OCTREE-BASED APPROACH FOR REAL-TIME 3D INDOOR MAPPING USING RGB-D VIDEO DATA

Abstract. 3D indoor mapping is becoming increasingly critical for a variety of applications such as path planning and navigation for robots. In recent years, there is a growing interest in how low-cost sensors, such as monocular or depth cameras, can be used for 3D mapping. In our paper, we present an octree-based approach for real-time 3D indoor mapping using a handheld RGB depth camera. One benefit of the generated octree map is that it requires less storage and computational resources than point cloud models. Moreover, it explicitly represents free space and unmapped areas, which are essential for the robot's navigation tasks. In this work, on the basis of the ORB-SLAM3 system (Campos et al., 2021), we developed an octree mapping system, which directly calls the keyframes and estimated poses provided by ORB-SLAM3 algorithms.
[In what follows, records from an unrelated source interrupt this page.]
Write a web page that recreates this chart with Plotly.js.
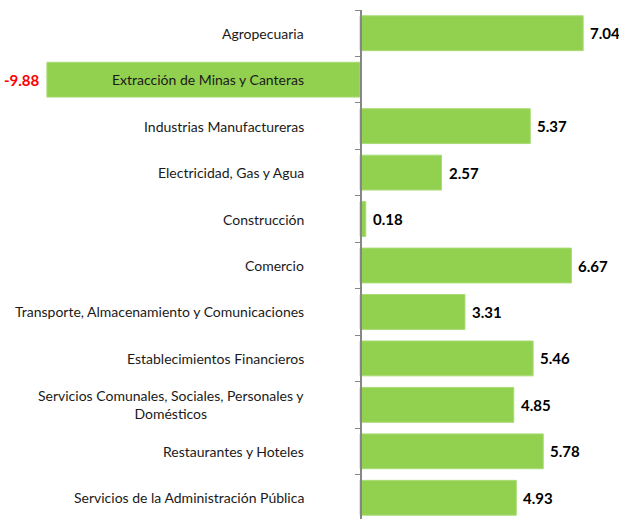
<!DOCTYPE html>
<html><head><meta charset="utf-8">
<script src="https://cdn.plot.ly/plotly-3.0.1.min.js"></script>
<style>html,body{margin:0;padding:0;background:#fff;overflow:hidden}#chart{width:619px;height:521px}</style>
</head><body><div id="chart"></div>
<script>
const categories = [
  "Agropecuaria",
  "Extracción de Minas y Canteras",
  "Industrias Manufactureras",
  "Electricidad, Gas y Agua",
  "Construcción",
  "Comercio",
  "Transporte, Almacenamiento y Comunicaciones",
  "Establecimientos Financieros",
  "Servicios Comunales, Sociales, Personales y<br>Domésticos",
  "Restaurantes y Hoteles",
  "Servicios de la Administración Pública"
];
const values = [7.04, -9.88, 5.37, 2.57, 0.18, 6.67, 3.31, 5.46, 4.85, 5.78, 4.93];
const valueLabels = ["7.04", "-9.88", "5.37", "2.57", "0.18", "6.67", "3.31", "5.46", "4.85", "5.78", "4.93"];

const FONT = "Lato, 'Liberation Sans', sans-serif";

const catAnn = categories.map((c) => ({
  xref: 'paper', yref: 'y', x: 306/619, y: c, text: c,
  xanchor: 'right', yanchor: 'middle', align: 'center', showarrow: false,
  font: {family: FONT, size: 14, color: '#1a1a1a'}
}));
const valAnn = categories.map((c, i) => ({
  xref: 'x', yref: 'y', x: values[i], y: c, text: '<b>' + valueLabels[i] + '</b>',
  xanchor: values[i] >= 0 ? 'left' : 'right', yanchor: 'middle',
  xshift: values[i] >= 0 ? 5 : -5, showarrow: false,
  font: {family: FONT, size: 15, color: values[i] >= 0 ? '#000000' : '#ff0000'}
}));

const trace = {
  type: 'bar', orientation: 'h', y: categories, x: values,
  marker: {color: '#92D050', line: {color: '#a9dc75', width: 1}},
  width: 0.75, hoverinfo: 'none'
};

const layout = {
  width: 619, height: 521,
  margin: {l: 0, r: 0, t: 10, b: 0},
  paper_bgcolor: '#ffffff', plot_bgcolor: '#ffffff',
  showlegend: false,
  xaxis: {range: [-11.36, 8.17], showgrid: false, zeroline: false, showticklabels: false, showline: false, fixedrange: true},
  yaxis: {
    type: 'category', autorange: 'reversed', anchor: 'free', position: 360/619,
    showline: true, linecolor: '#868686', linewidth: 1.5,
    ticks: 'outside', tickson: 'boundaries', ticklen: 5, tickcolor: '#868686', tickwidth: 1,
    showticklabels: false, showgrid: false, zeroline: false, fixedrange: true
  },
  annotations: catAnn.concat(valAnn)
};

Plotly.newPlot('chart', [trace], layout, {displayModeBar: false, staticPlot: true});
</script></body></html>
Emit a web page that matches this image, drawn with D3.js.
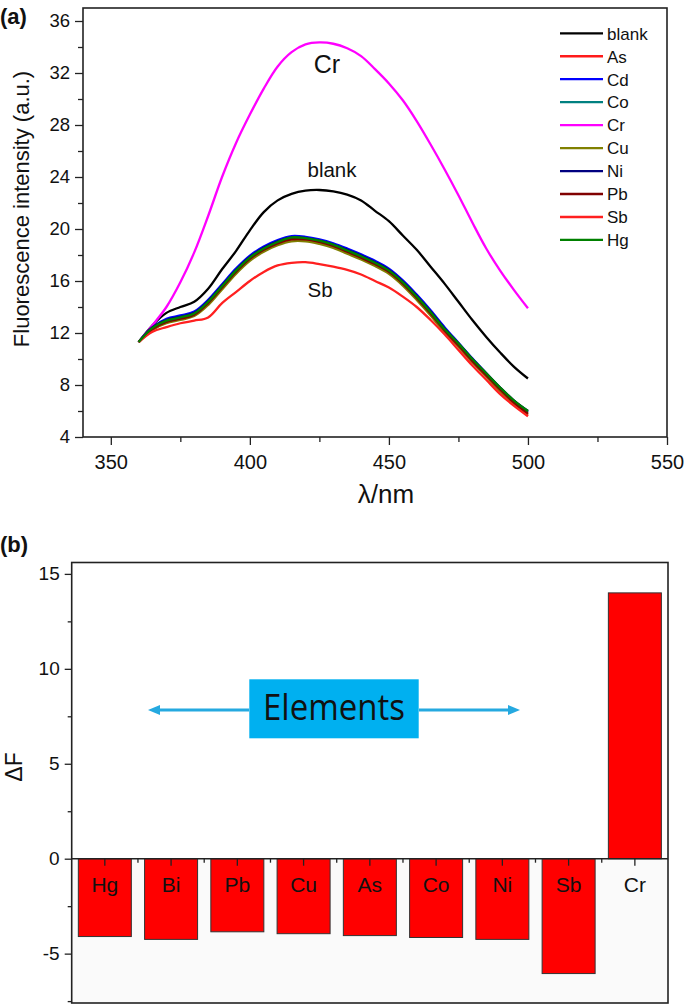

Furthermore, we used point cloud library (PCL) for the dense point cloud mapping and then OctoMap for the point cloud to octree map conversion. Finally, we implemented an efficient probabilistic 3D mapping in the robot operating system (ROS) environment. We used the TUM RGB-D dataset to evaluate the estimated trajectories of the camera. The evaluation shows an average translational RMSE of 5.9 cm on the TUM RGB-D dataset. Besides, we also compared the ground truth point clouds and our generated point clouds. The result shows the mean cloud-to-cloud distance in the corridor scene is about 6 cm. All the evaluation results show our proposed approach is a promising solution for advanced indoor voxel mapping and robotic navigation systems.